+++ Extracted information

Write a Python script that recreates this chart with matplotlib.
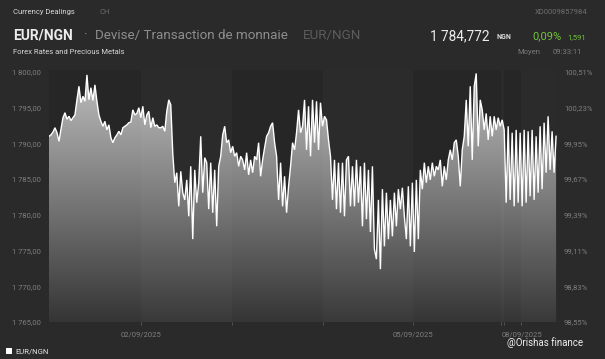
import numpy as np
import matplotlib
matplotlib.use("Agg")
import matplotlib.pyplot as plt
from matplotlib.colors import LinearSegmentedColormap
from matplotlib.patches import PathPatch, Rectangle

plt.rcParams['font.family'] = ['Roboto', 'DejaVu Sans']

# ---- data -----------------------------------------------------------
rate = [
    1791.0, 1791.2, 1791.6, 1792.2, 1791.5, 1790.3, 1792.0, 1793.6, 1794.3, 1793.4,
    1793.8, 1793.2, 1793.6, 1794.0, 1796.1, 1798.0, 1795.7, 1796.6, 1795.9, 1799.6,
    1796.1, 1797.8, 1796.0, 1798.2, 1795.9, 1794.0, 1793.1, 1792.4, 1793.1, 1791.9,
    1792.6, 1790.8, 1790.1, 1790.8, 1791.2, 1791.7, 1791.2, 1792.2, 1792.4, 1792.6,
    1792.9, 1793.0, 1794.7, 1794.0, 1794.2, 1795.0, 1793.6, 1795.2, 1792.6, 1794.0,
    1794.5, 1792.2, 1793.6, 1792.4, 1792.6, 1792.2, 1792.2, 1792.4, 1791.7, 1794.5,
    1796.1, 1795.4, 1788.6, 1784.5, 1785.9, 1781.2, 1786.1, 1783.1, 1782.1, 1784.9,
    1779.8, 1786.8, 1776.6, 1786.3, 1781.7, 1784.5, 1791.0, 1783.1, 1788.0, 1787.3,
    1780.8, 1787.3, 1780.3, 1786.3, 1778.4, 1786.8, 1788.2, 1791.2, 1792.4, 1790.1,
    1790.5, 1788.7, 1789.6, 1788.2, 1788.7, 1786.8, 1788.2, 1787.7, 1786.3, 1788.7,
    1785.6, 1787.7, 1785.9, 1788.2, 1787.7, 1790.1, 1785.4, 1787.7, 1789.4, 1791.0,
    1791.5, 1792.4, 1792.9, 1790.1, 1788.2, 1782.1, 1787.3, 1781.2, 1785.4, 1780.3,
    1784.0, 1786.8, 1790.1, 1789.1, 1791.5, 1794.7, 1791.5, 1792.4, 1796.1, 1789.1,
    1795.2, 1788.2, 1796.1, 1790.1, 1795.9, 1789.1, 1795.7, 1792.4, 1793.8, 1793.3,
    1790.5, 1788.2, 1782.1, 1787.7, 1780.8, 1787.3, 1780.3, 1787.3, 1779.8, 1787.7,
    1788.2, 1781.2, 1786.8, 1781.2, 1787.7, 1781.7, 1786.8, 1778.4, 1787.3, 1779.4,
    1786.3, 1777.6, 1786.8, 1775.2, 1773.8, 1782.1, 1772.4, 1783.6, 1775.6, 1783.1,
    1776.6, 1782.1, 1777.0, 1783.1, 1778.4, 1783.6, 1780.8, 1783.8, 1779.8, 1776.6,
    1784.0, 1775.6, 1784.5, 1774.8, 1784.9, 1776.6, 1786.3, 1783.6, 1787.3, 1784.5,
    1786.8, 1784.9, 1787.3, 1785.4, 1786.8, 1786.3, 1787.7, 1784.0, 1786.8, 1784.9,
    1787.7, 1789.1, 1787.7, 1790.1, 1790.5, 1788.2, 1784.0, 1789.1, 1791.0, 1796.1,
    1789.6, 1798.0, 1787.7, 1798.0, 1799.8, 1789.6, 1796.1, 1794.7, 1791.9, 1794.2,
    1790.5, 1793.8, 1791.0, 1793.8, 1791.9, 1793.6, 1792.4, 1793.3, 1791.9, 1781.7,
    1792.4, 1782.1, 1791.5, 1781.2, 1791.9, 1781.7, 1791.5, 1781.2, 1791.9, 1781.7,
    1791.7, 1782.6, 1791.9, 1782.1, 1791.0, 1783.1, 1792.4, 1783.6, 1792.9, 1785.9,
    1793.8, 1786.3, 1791.7, 1785.9, 1791.0,
]
series_end = 5.57            # position (in trading-day units) of the last quote
day_edges = [0, 1.01, 2.01, 3.01, 4.0, 4.97, 5.0, 5.19, 5.58]
date_labels = ['02/09/2025', '', '', '05/09/2025', '', '', '08/09/2025']
left_ticks = [1765, 1770, 1775, 1780, 1785, 1790, 1795, 1800]
right_labels = ['98,55%', '98,83%', '99,11%', '99,39%', '99,67%', '99,95%', '100,23%', '100,51%']

# ---- figure ---------------------------------------------------------
W, H = 605, 359
BG = '#2a2a2a'
fig = plt.figure(figsize=(W / 100, H / 100), dpi=100, facecolor=BG)
ax = fig.add_axes([49 / W, 1 - 322 / H, (557 - 49) / W, (322 - 70) / H])
ax.set_facecolor('#262626')
ymin, ymax = 1765, 1800.28
xmax = day_edges[-1]
ax.set_xlim(0, xmax)
ax.set_ylim(ymin, ymax)

x = np.linspace(0, series_end, len(rate))
y = np.array(rate)

# gradient area fill
cmap = LinearSegmentedColormap.from_list('g', ['#353535', '#bfbfbf'])
grad = np.linspace(1, 0, 256).reshape(-1, 1)
im = ax.imshow(grad, extent=[0, xmax, ymin, ymax], aspect='auto', cmap=cmap,
               origin='upper', zorder=1, interpolation='bicubic')
poly = ax.fill_between(x, y, ymin, color='none', lw=0)
clip = PathPatch(poly.get_paths()[0], transform=ax.transData,
                 facecolor='none', edgecolor='none')
ax.add_patch(clip)
im.set_clip_path(clip)

# alternating day bands
for i in range(1, len(day_edges) - 1, 2):
    ax.axvspan(day_edges[i], day_edges[i + 1], color='white', alpha=0.024, lw=0, zorder=2)

ax.plot(x, y, color='white', lw=1.0, zorder=3, solid_joinstyle='miter')

for s in ax.spines.values():
    s.set_visible(False)

tick_col = '#7e7e7e'
ax.set_yticks(left_ticks)
ax.set_yticklabels([f"{int(v)//1000} {int(v)%1000:03d},00" for v in left_ticks])
ax.tick_params(axis='y', length=0, pad=6, labelsize=5.5, labelcolor=tick_col)
ax.set_xticks(day_edges[1:-1])
ax.set_xticklabels(date_labels)
ax.tick_params(axis='x', length=2.5, width=0.6, color='#5a5a5a', pad=4,
               labelsize=5.5, labelcolor=tick_col)

ax2 = ax.twinx()
ax2.set_ylim(ymin, ymax)
ax2.set_yticks(left_ticks)
ax2.set_yticklabels(right_labels)
ax2.tick_params(axis='y', length=0, pad=5, labelsize=5.5, labelcolor=tick_col)
for s in ax2.spines.values():
    s.set_visible(False)

# ---- header / footer text -------------------------------------------
def t(px, py, s, **kw):
    fig.text(px / W, 1 - py / H, s, va='center', **kw)

t(13, 12, 'Currency Dealings', fontsize=5.5, color='#d8d8d8')
t(100, 12, 'CH', fontsize=5.5, color='#6e6e6e')
t(587, 12, 'XD0009857984', fontsize=5.5, color='#6e6e6e', ha='right')
t(13, 36, 'EUR/NGN', fontsize=10, color='#ececec', fontweight='bold')
t(84, 36, '·', fontsize=10, color='#8a8a8a')
t(95, 36, 'Devise/ Transaction de monnaie', fontsize=9.6, color='#8e8e8e')
t(303, 36, 'EUR/NGN', fontsize=9.6, color='#5c5c5c')
t(489, 36, '1 784,772', fontsize=9.8, color='#ececec', ha='right')
t(497, 37, 'NGN', fontsize=5, color='#dcdcdc', fontweight='bold')
t(532, 36, '0,09%', fontsize=8, color='#74c43c')
t(567, 37, '1,591', fontsize=5.5, color='#74c43c')
t(13, 52, 'Forex Rates and Precious Metals', fontsize=5.5, color='#d8d8d8')
t(517, 52, 'Moyen', fontsize=5.5, color='#7a7a7a')
t(553, 52, '09:33:11', fontsize=5.5, color='#7a7a7a')

fig.patches.append(Rectangle((6 / W, 1 - 354 / H), 6 / W, 6 / H,
                             transform=fig.transFigure, facecolor='white', edgecolor='none'))
t(15, 351, 'EUR/NGN', fontsize=5.5, color='#e6e6e6')
t(507, 343, '@Orishas finance', fontsize=7, color='#f0f0f0')

fig.savefig('out.png', dpi=100, facecolor=BG)
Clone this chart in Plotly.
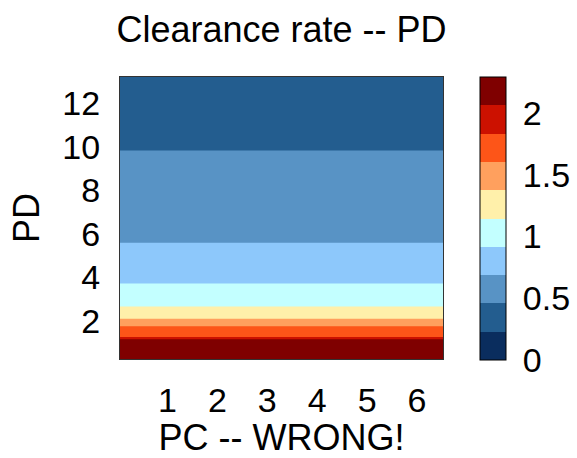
import plotly.graph_objects as go

# Clearance rate sampled along PD (rate does not vary with PC)
pd_values = [0.25, 1.16, 1.26, 1.76, 2.11, 2.64, 3.69, 5.53, 9.77, 13.2]
clearance_rate = [2.28, 2.06, 1.83, 1.60, 1.37, 1.15, 0.92, 0.69, 0.46, 0.33]
pc_values = [0.05, 1, 2, 3, 4, 5, 6, 6.52]

# Ten filled levels between 0 and the maximum rate
rate_max = 2.29
n_levels = 10
band_colors = [
    "#0a2d5e", "#235d8f", "#5893c5", "#8dc8fb", "#c3ffff",
    "#fff0aa", "#ffa05e", "#fd5518", "#cc1100", "#7f0000",
]
cbar_ticks = [0, 0.5, 1, 1.5, 2]
x_ticks = [1, 2, 3, 4, 5, 6]
y_ticks = [2, 4, 6, 8, 10, 12]

step = rate_max / n_levels
colorscale = []
for k, c in enumerate(band_colors):
    colorscale.append([k / n_levels, c])
    colorscale.append([(k + 1) / n_levels, c])

z = [[r for _ in pc_values] for r in clearance_rate]

FONT = "Liberation Sans, Arial, Helvetica, sans-serif"
FS = 34
TITLE_FS = 36

fig = go.Figure(
    go.Contour(
        x=pc_values,
        y=pd_values,
        z=z,
        zmin=0,
        zmax=rate_max,
        autocontour=False,
        contours=dict(start=step, end=rate_max - step * 0.999, size=step,
                      coloring="fill", showlines=False),
        line=dict(width=0),
        colorscale=colorscale,
        colorbar=dict(
            x=(480 - 120) / 323, xanchor="left", xpad=0,
            y=1, yanchor="top", ypad=0,
            thickness=26, thicknessmode="pixels",
            len=283, lenmode="pixels",
            outlinecolor="black", outlinewidth=1,
            tickvals=cbar_ticks, ticktext=[f"{v:g}" for v in cbar_ticks],
            ticks="outside", ticklen=10, tickcolor="rgba(0,0,0,0)",
            tickfont=dict(family=FONT, size=FS, color="black"),
        ),
        hoverinfo="skip",
    )
)

fig.update_layout(
    width=577, height=458,
    margin=dict(l=120, r=134, t=77, b=99, autoexpand=False),
    paper_bgcolor="white", plot_bgcolor="white",
    font=dict(family=FONT, size=FS, color="black"),
    title=dict(text="Clearance rate -- PD", x=0.5, xref="paper",
               y=1 - 29 / 458, yref="container", yanchor="middle",
               font=dict(family=FONT, size=TITLE_FS, color="black")),
)
fig.update_xaxes(
    range=[pc_values[0], pc_values[-1]], tickvals=x_ticks,
    showgrid=False, zeroline=False, automargin=False,
    showline=True, mirror=True, linecolor="#333", linewidth=1,
    ticks="", ticklabelstandoff=11,
    tickfont=dict(family=FONT, size=FS, color="black"),
    title=dict(text="PC -- WRONG!", standoff=15,
               font=dict(family=FONT, size=TITLE_FS, color="black")),
)
fig.update_yaxes(
    range=[pd_values[0], pd_values[-1]], tickvals=y_ticks,
    showgrid=False, zeroline=False, automargin=False,
    showline=True, mirror=True, linecolor="#333", linewidth=1,
    ticks="", ticklabelstandoff=12,
    tickfont=dict(family=FONT, size=FS, color="black"),
    title=dict(text="PD", standoff=11,
               font=dict(family=FONT, size=TITLE_FS, color="black")),
)

fig.write_html("out.html")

++++++

Goal
Above are the records. Copy only the lines from the one with "Clone this chart in Plotly." through the one with "TITLE_FS = 36", exactly, with no pictures.

Answer to this task
Clone this chart in Plotly.
import plotly.graph_objects as go

# Clearance rate sampled along PD (rate does not vary with PC)
pd_values = [0.25, 1.16, 1.26, 1.76, 2.11, 2.64, 3.69, 5.53, 9.77, 13.2]
clearance_rate = [2.28, 2.06, 1.83, 1.60, 1.37, 1.15, 0.92, 0.69, 0.46, 0.33]
pc_values = [0.05, 1, 2, 3, 4, 5, 6, 6.52]

# Ten filled levels between 0 and the maximum rate
rate_max = 2.29
n_levels = 10
band_colors = [
    "#0a2d5e", "#235d8f", "#5893c5", "#8dc8fb", "#c3ffff",
    "#fff0aa", "#ffa05e", "#fd5518", "#cc1100", "#7f0000",
]
cbar_ticks = [0, 0.5, 1, 1.5, 2]
x_ticks = [1, 2, 3, 4, 5, 6]
y_ticks = [2, 4, 6, 8, 10, 12]

step = rate_max / n_levels
colorscale = []
for k, c in enumerate(band_colors):
    colorscale.append([k / n_levels, c])
    colorscale.append([(k + 1) / n_levels, c])

z = [[r for _ in pc_values] for r in clearance_rate]

FONT = "Liberation Sans, Arial, Helvetica, sans-serif"
FS = 34
TITLE_FS = 36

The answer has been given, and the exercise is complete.